Nutty Professor to Mr. Hyde

Time magazine release this article on the Four Types of Drunk Personalities called appropriately Here Are the Four Types of Drunks, According to Science  in July of 2015. (That is this year last time I checked.) I remember reading this briefly and paying not much attention to it other than some mild amusement. Then this morning I was listening to a newer podcast for me called Recovery Elevator (Episode 36) in which Paul who runs a very cool podcast talks about where he fits in the article.

So this made me start to think, which TYPE of drunk am I? So, here are the four types:

  1. Ernest Hemingway – the always on drinkers with no personality change; can drink all night without appearing drunk.
  2. Mary Poppins– oh we hate this bitch. (she says with a snicker) this is the male or female imbiber that can drink and be happy and perfect and smiley and giggly and everyone’s best friend
  3. Nutty Professor – this person is the introvert who uses alcohol as a lubricant to socialize
  4. Mr. Hyde – and then this dude. “particularly less responsible, less intellectual, and more hostile when under the influence of alcohol.”

So, I thought about it. I am definitely NOT Ernie or Mary. They are anomalies. I don’t even know them. Who are these people? Also, the picture of Ernest Hemingway is a bit askew considering he wasn’t just a well structured drinker whose personality didn’t change, his personality according to his relations really sucked. He was violent, abusive, egomaniacal and selfish. It is historical fact but from plain analysis of this article, he could drink and drink and drink and not fall down basically. So maybe his attitude / personality was all the time sucky. Mary on the other hand, I don’t think she exists in the alcoholic space so from a “normie” point of view – we all know those people. Taking the article again from face value that we are looking at drunk people in there “moment” then we all know a Mary. I know a Mary and this woman just smiles and smiles and is really annoying. It is the type of woman that doesn’t get out much and when they do they can handle their alcohol and just get increasingly blah blah blah. I would just like to street fight them. Open up the octagon.

So now that I have attacked a few drunk types (hell I am allowed to, it’s Friday), I can identify with the Nutty Professor and Mr. Hyde and they shifted over time. I started drinking as a Nutty Professor but turned in Mr. Hyde real fast. Even in my early drinking days, every drunk turned into something that erased all intelligent thinking and I would be more irresponsible and definitely hostile. This is how a typical “going out” might look like and from a specific remembrance:

  1. Nutty professor (me) gets the night rolling at home with a glass or two to loosen up.
  2. Typically followed by dinner and drinks (the Nutty Professor and Mary are now being channeled through my personality shifts) I am happy, engaging and as soon as dinner is over; what’s next. I have no time to sit and sip coffee, it is game on.
  3. Bars, bars, bars. Mr. Hyde appears. Mood shifts to MOODY. Drunk, slurry type of person. I might disappear on you and take the wrong subway home the wrong way (irresponsible) or drive home (irresponsible) and god dammit if you try and stop me. (hostile)
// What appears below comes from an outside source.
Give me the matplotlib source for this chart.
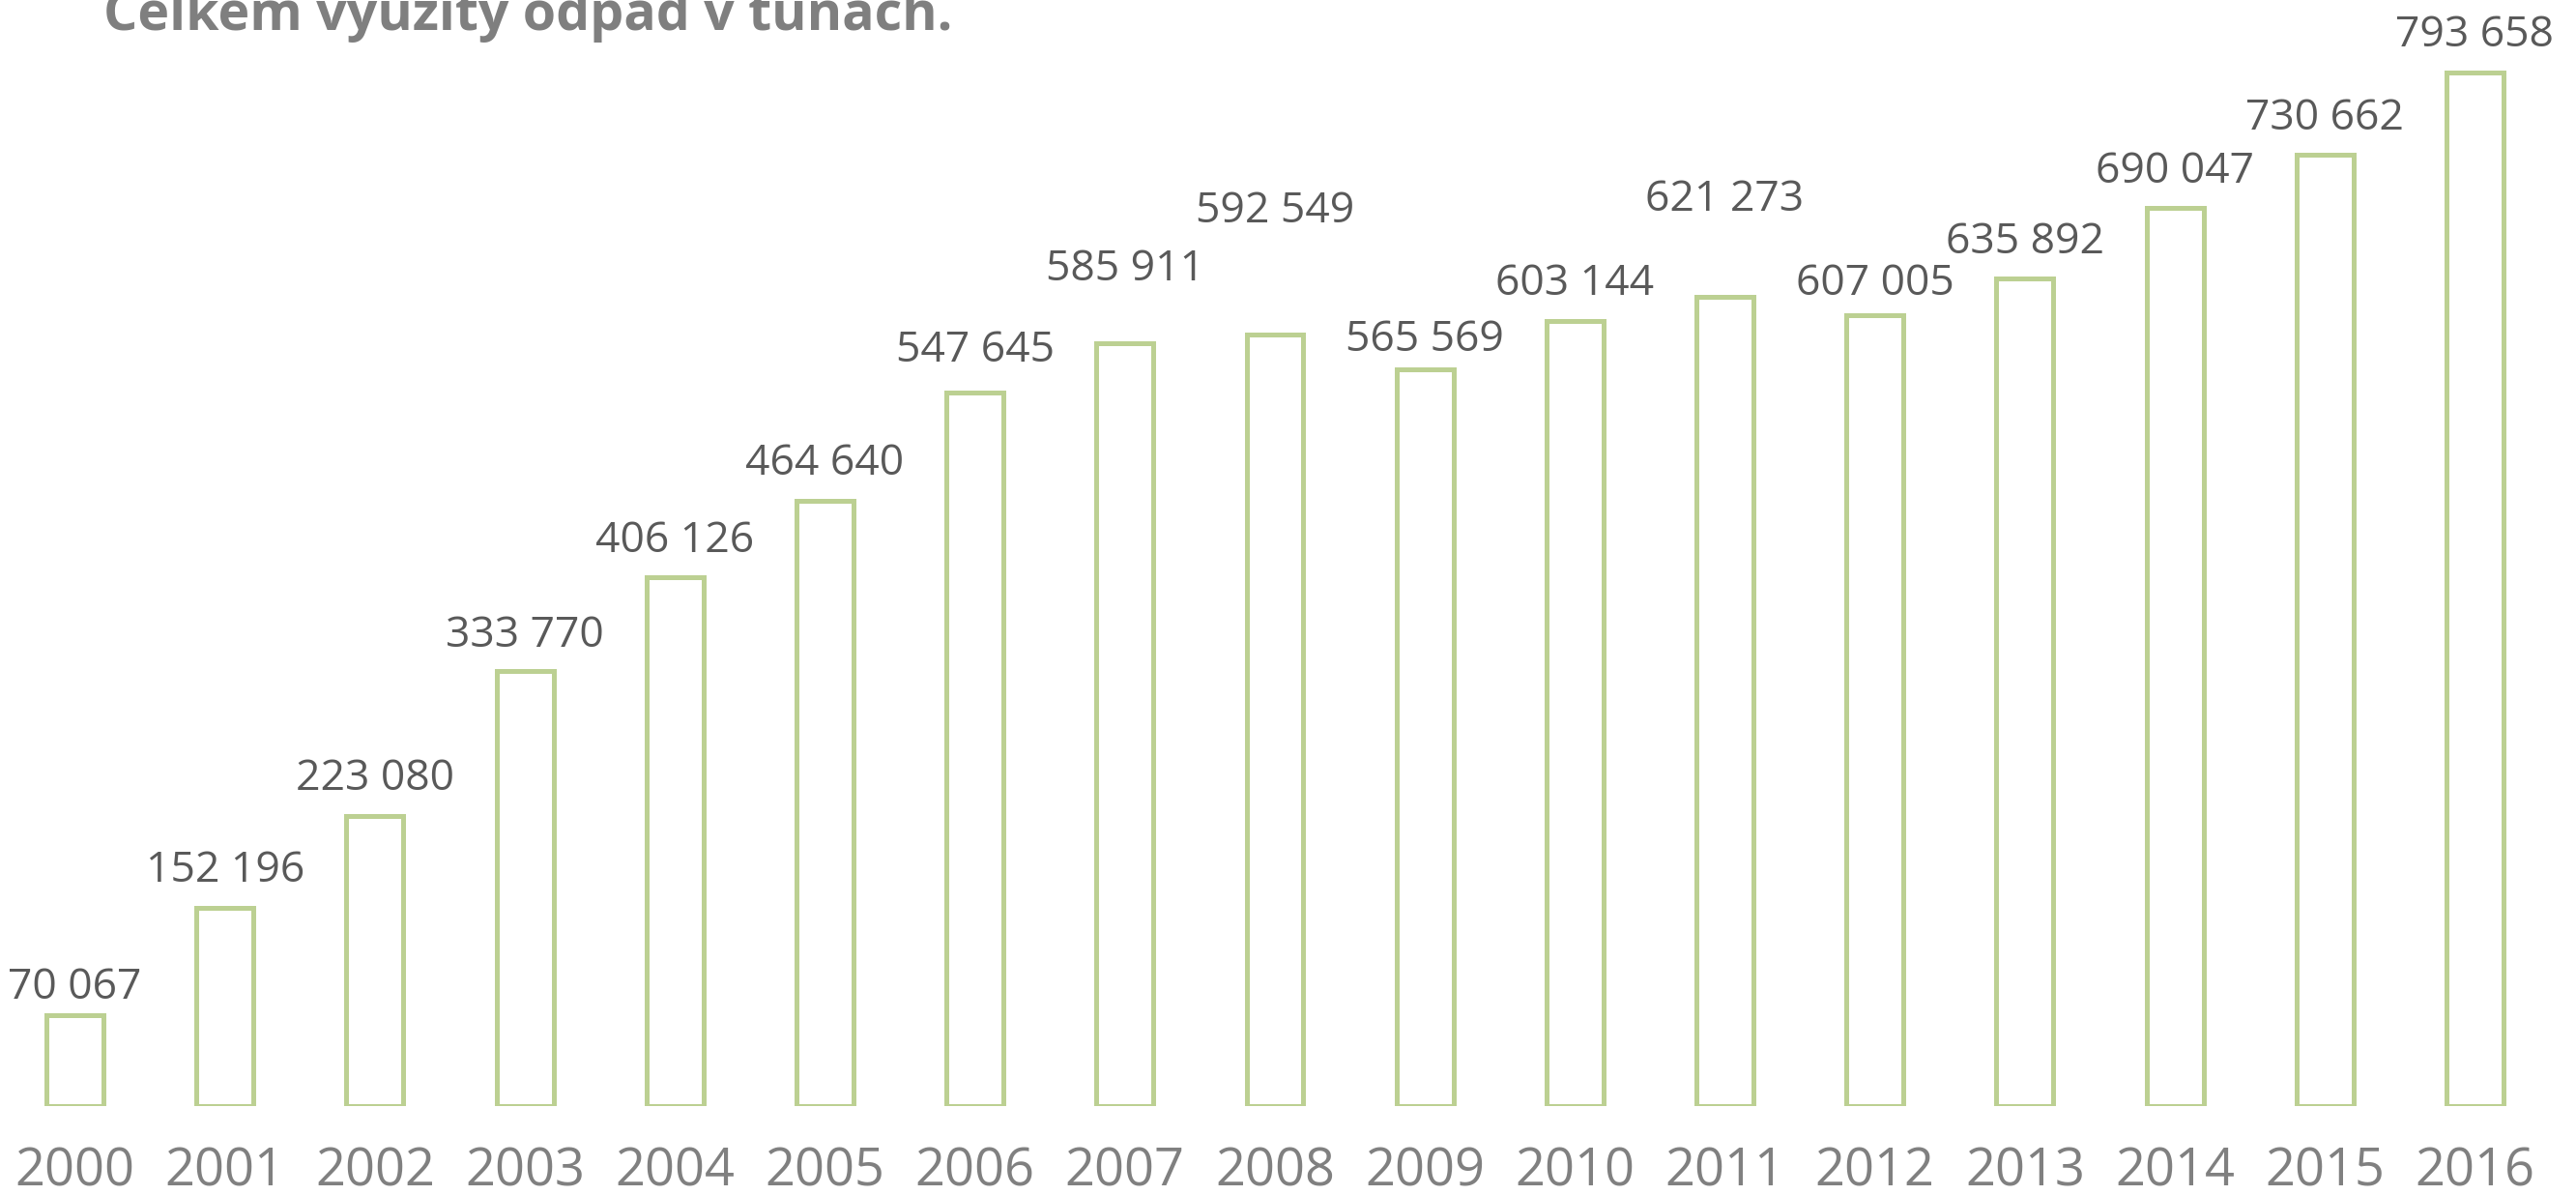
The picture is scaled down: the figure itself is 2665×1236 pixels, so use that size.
import matplotlib
matplotlib.use("Agg")
import matplotlib.pyplot as plt

years = ["2000", "2001", "2002", "2003", "2004", "2005", "2006", "2007", "2008",
         "2009", "2010", "2011", "2012", "2013", "2014", "2015", "2016"]
values = [70067, 152196, 223080, 333770, 406126, 464640, 547645, 585911, 592549,
          565569, 603144, 621273, 607005, 635892, 690047, 730662, 793658]
value_labels = ["70 067", "152 196", "223 080", "333 770", "406 126", "464 640",
                "547 645", "585 911", "592 549", "565 569", "603 144", "621 273",
                "607 005", "635 892", "690 047", "730 662", "793 658"]
title = "Celkem využitý odpad v tunách."

# label offsets above bar tops (pixels) - style only
label_offsets = [28, 38, 38, 37, 37, 38, 44, 76, 127, 30, 38, 100, 33, 37, 37, 37, 38]

plt.rcParams['font.family'] = ['Open Sans', 'DejaVu Sans']

fig = plt.figure(figsize=(26.65, 12.36), dpi=100)
ax = fig.add_axes([0.0, 1 - 1144 / 1236, 2638 / 2665, 1144 / 1236])

x = list(range(len(years)))
ax.bar(x, values, width=0.38, facecolor="white", edgecolor="#bcd092", linewidth=3.6)

ax.set_xlim(-0.5, len(years) - 0.5)
ax.set_ylim(0, 849350)

for xi, v, lab, off in zip(x, values, value_labels, label_offsets):
    ax.annotate(lab, (xi, v), xytext=(0, off), textcoords="offset pixels",
                ha="center", va="center", fontsize=32, color="#595959",
                annotation_clip=False)

ax.set_xticks(x)
ax.set_xticklabels(years, fontsize=39, color="#808080")
ax.tick_params(axis="x", length=0, pad=29)
ax.set_yticks([])
for s in ax.spines.values():
    s.set_visible(False)

fig.text(107 / 2665, 1 - 31 / 1236, title, fontsize=40, fontweight="bold",
         color="#7f7f7f", ha="left", va="baseline")

fig.savefig("out.png", dpi=100)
This was my typical pattern. You can pretty much insert any phase or time in my life and I can track it down. That violent shift from Nutty to Hyde actually became more 99% Hyde, forget about Nutty toward the end. At that point I was more of the “fuck” the social anxiety and when do I start drinking to just get done.

Little anecdote, there is a type of wine called Jekyll. My husband took a bottle of it and added a sticker tape that said & Hyde. He put it on top of our kitchen cabinets as a reminder of what I am like when I drink.  I have since asked him to remove it because it started to make me very sad. However, I have not forgotten.

Ask yourself, what kind of drunk are you?